Yüz bölgesinin daha fazla yıpranmaya açık olduğunu belirten Estetik International Sağlık Grubu doktorlarından Dr. Mustafa Kemal Ataönder, Amerika’da yapılan araştırmayı değerlendirdi. Özelliklekadınların bedenlerinden çok, yüzlerindeki yıpranmaya odaklandıklarını ve bunun için önlemler aldıklarını belirten Ataönder, “Yüzümüz iletişim için en önemli bölgelerden birisi, üstelik aynada en fazla izlediğimiz alan. Mimik kaslarının bu bölgede olması ve sürekli güneş gibi dış faktörlerin olası zararlı etkilerine maruz kalması sebebiyle, çok daha fazla yıpranmaya açık olduğunu söyleyebiliriz” dedi.

“YÜZ İÇİN YAPILAN AMELİYATSIZ UYGULAMALARDA EN ÇOK…”

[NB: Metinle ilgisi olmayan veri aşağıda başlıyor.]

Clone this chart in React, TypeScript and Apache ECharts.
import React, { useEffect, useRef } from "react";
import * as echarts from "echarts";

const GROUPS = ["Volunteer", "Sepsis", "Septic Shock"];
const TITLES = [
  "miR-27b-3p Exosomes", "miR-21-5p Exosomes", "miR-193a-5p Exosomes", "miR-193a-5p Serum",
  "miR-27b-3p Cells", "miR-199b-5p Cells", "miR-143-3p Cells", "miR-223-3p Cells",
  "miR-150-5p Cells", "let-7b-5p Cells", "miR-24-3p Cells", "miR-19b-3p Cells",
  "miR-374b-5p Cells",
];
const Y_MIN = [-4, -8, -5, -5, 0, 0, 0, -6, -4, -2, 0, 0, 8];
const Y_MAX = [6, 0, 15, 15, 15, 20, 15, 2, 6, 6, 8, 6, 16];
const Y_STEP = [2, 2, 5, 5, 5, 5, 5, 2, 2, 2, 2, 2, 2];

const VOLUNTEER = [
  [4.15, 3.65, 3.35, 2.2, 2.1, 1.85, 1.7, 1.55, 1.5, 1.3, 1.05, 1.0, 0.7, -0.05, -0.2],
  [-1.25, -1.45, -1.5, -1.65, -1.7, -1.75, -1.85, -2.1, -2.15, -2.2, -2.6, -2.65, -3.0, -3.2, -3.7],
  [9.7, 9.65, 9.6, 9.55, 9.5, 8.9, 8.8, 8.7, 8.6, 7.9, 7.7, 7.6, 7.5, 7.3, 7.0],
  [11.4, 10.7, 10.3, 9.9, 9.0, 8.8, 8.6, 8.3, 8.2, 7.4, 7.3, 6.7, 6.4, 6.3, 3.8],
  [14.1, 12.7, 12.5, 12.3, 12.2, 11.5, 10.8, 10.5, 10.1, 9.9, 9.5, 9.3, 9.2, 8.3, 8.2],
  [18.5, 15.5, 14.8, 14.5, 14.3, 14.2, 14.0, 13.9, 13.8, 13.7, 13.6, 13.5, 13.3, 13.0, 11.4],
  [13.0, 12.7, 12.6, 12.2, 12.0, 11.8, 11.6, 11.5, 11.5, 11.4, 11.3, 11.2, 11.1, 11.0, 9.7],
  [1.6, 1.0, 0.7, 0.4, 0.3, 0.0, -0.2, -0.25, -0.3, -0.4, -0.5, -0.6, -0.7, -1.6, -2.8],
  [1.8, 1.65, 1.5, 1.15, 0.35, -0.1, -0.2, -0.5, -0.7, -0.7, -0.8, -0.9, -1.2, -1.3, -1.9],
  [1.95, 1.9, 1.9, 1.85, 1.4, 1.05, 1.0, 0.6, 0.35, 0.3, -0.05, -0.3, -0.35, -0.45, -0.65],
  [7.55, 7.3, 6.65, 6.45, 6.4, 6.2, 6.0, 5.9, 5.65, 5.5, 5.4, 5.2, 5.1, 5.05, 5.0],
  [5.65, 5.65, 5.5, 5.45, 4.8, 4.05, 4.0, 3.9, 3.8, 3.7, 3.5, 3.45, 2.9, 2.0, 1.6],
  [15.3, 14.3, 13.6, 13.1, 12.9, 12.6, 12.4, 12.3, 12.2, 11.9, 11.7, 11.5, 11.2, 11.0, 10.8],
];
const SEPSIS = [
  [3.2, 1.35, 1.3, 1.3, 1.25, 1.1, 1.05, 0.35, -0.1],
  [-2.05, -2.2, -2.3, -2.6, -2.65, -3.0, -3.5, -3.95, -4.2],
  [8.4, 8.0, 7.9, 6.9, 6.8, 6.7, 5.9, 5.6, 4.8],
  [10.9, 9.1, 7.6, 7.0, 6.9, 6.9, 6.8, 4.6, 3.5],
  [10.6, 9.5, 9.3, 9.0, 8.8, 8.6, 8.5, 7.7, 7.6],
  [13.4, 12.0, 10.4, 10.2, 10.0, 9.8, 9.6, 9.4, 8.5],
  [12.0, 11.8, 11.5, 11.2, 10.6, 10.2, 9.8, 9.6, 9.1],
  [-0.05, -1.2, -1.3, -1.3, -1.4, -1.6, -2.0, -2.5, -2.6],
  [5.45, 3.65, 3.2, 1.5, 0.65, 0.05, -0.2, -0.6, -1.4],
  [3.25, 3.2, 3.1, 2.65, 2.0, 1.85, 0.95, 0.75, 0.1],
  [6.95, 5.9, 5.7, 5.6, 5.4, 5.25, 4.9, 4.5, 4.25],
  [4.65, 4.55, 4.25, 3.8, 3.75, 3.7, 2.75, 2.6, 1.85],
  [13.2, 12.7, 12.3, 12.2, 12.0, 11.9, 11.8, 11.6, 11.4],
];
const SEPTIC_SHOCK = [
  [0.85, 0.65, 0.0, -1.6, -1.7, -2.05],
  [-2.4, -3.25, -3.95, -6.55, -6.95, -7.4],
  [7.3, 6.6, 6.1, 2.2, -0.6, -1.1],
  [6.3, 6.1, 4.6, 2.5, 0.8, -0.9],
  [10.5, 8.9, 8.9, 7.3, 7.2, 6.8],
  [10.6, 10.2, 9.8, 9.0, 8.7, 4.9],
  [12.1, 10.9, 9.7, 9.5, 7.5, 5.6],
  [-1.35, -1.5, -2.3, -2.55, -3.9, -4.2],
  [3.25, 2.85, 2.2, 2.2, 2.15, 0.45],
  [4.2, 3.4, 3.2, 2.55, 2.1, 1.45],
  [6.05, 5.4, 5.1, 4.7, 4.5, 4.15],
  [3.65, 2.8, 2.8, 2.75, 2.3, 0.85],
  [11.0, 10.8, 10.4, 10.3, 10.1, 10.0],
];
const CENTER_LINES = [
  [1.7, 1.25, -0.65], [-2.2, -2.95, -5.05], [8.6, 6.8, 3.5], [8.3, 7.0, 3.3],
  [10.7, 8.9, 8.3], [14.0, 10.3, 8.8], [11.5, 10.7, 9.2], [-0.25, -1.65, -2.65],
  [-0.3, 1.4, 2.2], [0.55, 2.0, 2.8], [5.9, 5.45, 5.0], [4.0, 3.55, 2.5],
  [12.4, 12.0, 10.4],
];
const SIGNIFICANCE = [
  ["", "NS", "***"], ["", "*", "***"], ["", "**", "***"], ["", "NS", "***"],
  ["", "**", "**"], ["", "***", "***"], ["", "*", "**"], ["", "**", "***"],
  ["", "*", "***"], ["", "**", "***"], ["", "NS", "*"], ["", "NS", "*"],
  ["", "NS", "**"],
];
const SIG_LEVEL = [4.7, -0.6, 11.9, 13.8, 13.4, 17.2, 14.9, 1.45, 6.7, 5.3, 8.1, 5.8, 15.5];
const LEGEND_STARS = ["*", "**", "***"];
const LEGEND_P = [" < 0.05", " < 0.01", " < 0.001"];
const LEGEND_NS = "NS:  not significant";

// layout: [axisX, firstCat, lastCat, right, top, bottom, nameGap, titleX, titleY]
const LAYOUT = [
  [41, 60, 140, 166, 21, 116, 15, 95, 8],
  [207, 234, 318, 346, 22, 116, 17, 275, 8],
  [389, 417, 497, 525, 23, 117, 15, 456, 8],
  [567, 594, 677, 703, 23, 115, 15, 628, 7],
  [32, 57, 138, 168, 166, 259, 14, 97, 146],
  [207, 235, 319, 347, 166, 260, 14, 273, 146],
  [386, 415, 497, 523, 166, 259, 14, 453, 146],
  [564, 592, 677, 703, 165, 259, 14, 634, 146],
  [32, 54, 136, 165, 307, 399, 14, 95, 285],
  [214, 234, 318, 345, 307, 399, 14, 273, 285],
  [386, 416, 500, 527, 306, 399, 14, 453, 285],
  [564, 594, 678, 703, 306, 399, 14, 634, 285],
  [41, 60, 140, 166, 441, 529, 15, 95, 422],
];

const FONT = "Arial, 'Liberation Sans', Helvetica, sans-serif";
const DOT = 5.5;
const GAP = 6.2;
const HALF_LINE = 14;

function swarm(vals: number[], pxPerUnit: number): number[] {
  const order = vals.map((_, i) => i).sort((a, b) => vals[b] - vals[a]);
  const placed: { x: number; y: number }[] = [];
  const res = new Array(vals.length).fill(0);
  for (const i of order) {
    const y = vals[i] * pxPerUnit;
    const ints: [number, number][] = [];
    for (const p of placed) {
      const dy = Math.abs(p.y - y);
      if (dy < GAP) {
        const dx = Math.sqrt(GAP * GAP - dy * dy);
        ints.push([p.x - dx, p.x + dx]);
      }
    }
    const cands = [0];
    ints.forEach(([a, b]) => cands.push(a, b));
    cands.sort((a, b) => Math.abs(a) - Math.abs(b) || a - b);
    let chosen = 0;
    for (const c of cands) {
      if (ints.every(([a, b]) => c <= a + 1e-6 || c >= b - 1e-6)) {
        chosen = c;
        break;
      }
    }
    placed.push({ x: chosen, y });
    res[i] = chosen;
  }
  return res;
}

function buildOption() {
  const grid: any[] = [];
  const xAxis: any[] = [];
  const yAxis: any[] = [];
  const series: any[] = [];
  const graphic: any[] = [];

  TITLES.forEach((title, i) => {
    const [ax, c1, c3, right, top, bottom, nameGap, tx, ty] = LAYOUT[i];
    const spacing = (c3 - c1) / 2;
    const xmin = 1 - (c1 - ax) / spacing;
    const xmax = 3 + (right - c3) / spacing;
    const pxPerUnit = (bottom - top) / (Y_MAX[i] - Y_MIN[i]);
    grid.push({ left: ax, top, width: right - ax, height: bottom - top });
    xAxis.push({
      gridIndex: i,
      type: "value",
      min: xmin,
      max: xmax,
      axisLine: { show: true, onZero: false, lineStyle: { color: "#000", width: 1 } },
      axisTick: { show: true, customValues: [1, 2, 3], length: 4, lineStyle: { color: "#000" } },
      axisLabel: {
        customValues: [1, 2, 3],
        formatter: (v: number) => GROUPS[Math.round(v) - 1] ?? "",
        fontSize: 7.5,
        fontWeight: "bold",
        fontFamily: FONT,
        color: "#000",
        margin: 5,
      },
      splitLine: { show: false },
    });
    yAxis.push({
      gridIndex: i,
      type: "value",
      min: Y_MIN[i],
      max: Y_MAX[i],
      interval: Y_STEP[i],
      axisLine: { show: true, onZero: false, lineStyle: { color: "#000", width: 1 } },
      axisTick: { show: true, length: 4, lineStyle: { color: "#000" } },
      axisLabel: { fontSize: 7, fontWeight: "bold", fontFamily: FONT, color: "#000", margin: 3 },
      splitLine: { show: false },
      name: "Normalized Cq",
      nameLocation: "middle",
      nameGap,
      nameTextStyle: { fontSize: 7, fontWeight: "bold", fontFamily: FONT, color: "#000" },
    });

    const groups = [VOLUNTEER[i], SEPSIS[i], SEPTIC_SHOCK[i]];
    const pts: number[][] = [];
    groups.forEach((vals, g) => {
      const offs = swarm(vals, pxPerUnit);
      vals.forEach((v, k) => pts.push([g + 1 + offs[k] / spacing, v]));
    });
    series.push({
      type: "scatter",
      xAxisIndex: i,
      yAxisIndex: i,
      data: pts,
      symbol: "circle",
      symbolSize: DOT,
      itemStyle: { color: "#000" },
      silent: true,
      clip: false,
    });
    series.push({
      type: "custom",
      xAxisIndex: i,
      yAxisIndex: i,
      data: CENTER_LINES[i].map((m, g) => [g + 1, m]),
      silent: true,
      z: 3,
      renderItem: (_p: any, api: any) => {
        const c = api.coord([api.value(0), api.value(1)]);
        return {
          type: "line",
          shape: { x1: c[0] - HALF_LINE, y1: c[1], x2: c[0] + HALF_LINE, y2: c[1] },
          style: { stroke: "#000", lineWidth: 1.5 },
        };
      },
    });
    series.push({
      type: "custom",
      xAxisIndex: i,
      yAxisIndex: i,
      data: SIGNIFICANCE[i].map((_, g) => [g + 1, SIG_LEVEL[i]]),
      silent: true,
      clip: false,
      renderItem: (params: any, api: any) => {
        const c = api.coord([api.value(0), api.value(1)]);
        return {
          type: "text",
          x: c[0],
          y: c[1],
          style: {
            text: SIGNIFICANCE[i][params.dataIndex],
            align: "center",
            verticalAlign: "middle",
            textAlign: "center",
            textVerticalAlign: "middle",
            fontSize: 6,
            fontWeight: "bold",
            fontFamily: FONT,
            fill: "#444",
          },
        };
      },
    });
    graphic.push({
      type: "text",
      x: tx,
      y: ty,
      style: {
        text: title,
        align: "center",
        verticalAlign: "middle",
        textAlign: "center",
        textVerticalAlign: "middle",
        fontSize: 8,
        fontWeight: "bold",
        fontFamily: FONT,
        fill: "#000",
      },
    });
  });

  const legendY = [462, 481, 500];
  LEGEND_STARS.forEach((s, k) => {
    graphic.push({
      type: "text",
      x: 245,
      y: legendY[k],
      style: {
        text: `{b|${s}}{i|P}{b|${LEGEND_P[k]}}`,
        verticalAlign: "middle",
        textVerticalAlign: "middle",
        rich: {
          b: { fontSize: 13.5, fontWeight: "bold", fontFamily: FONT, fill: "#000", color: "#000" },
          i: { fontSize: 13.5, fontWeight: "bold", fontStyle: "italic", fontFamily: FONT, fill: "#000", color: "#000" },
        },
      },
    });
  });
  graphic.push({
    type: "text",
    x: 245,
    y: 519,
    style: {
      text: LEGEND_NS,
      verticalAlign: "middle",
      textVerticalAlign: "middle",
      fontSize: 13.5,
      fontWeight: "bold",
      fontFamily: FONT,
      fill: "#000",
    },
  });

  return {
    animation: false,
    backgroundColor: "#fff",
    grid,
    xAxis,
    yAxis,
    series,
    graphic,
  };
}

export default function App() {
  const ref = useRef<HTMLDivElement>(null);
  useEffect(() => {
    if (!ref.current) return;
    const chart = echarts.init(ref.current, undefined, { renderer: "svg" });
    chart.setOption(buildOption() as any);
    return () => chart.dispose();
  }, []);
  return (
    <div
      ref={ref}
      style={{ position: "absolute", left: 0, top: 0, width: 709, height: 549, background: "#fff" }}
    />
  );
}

Kadınların en çok talep ettikleri uygulamanın başında Örümcek Ağı Estetiği’nin geldiğini belirten Ataönder, “Kliniklerimize gelen kadın hastalarımızın en çok talep ettiği uygulamaların başında Örümcek Ağı Estetiği’nin olması da, aslında bu araştırma sonuçlarını doğruluyor. Örümcek Ağı Estetiği ile büyük oranda yaşlanma belirtilerinin önüne geçebiliyor ve ya oluşmadan önlemler alabiliyoruz” diye konuştu. Dr. Mustafa Kemal Ataönder ayrıca Örümcek Ağı Estetiği’nin yüz dışında, kol ve bacak içleri, karın, meme gibi bölgelere de yapılabildiğini söyledi.

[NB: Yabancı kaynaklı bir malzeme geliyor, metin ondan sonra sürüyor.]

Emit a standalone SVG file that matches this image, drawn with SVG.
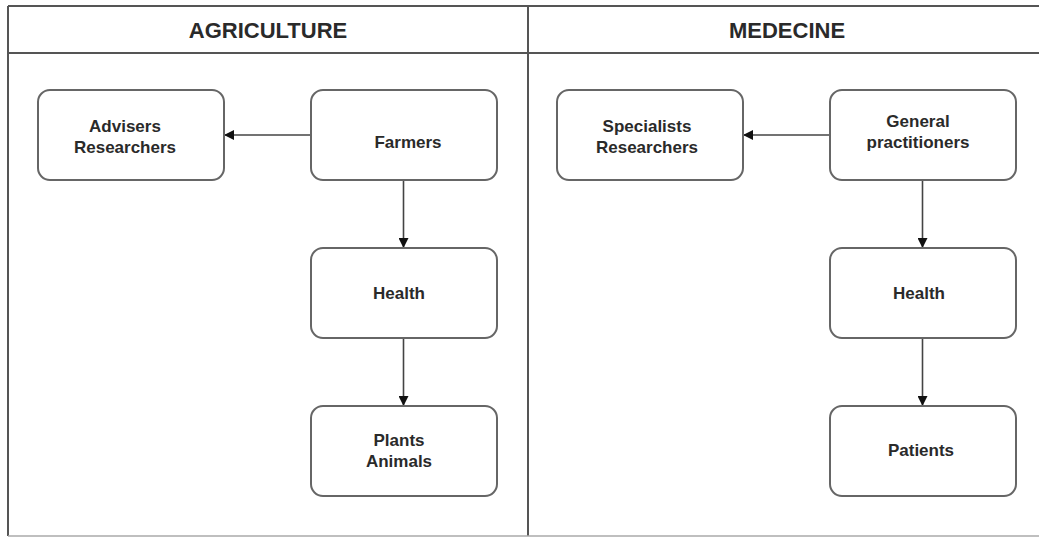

BOTOKS, ULTRATERAPİ, DOLGU UYGULAMALARI

Fizyolojik bir süreç olan yaşlanmanın, önüne geçilebileceğini ve geciktirilebileceğini vurgulayan Ataönder, “Örümcek Ağı Estetiği’nin yanı sıra, mimik çizgilerinin oluşmadan önüne geçmek için botoks ve kontür düzenlemeleri içinse dolgu uygulamaları yine yüz bölgesi için en çok tercih edilen medikal uygulamaları arasında yer alıyor. Ayrıca ultrason dalgalarıyla kolajen üretimini harekete geçiren ultraterapi de favori bir tekniktir. Tüm bu saydığımız uygulamalar, her şeyden evvel önleyici ve yaşlanma belirtilerini tedavi edici özelliklere sahip. Herkes her sabah canlı ve pürüzsüz bir ciltle güne başlamak istiyor, bu sebeple kadın erkek fark etmeksizin ameliyatsız bu tekniklerden faydalanılabilir” dedi.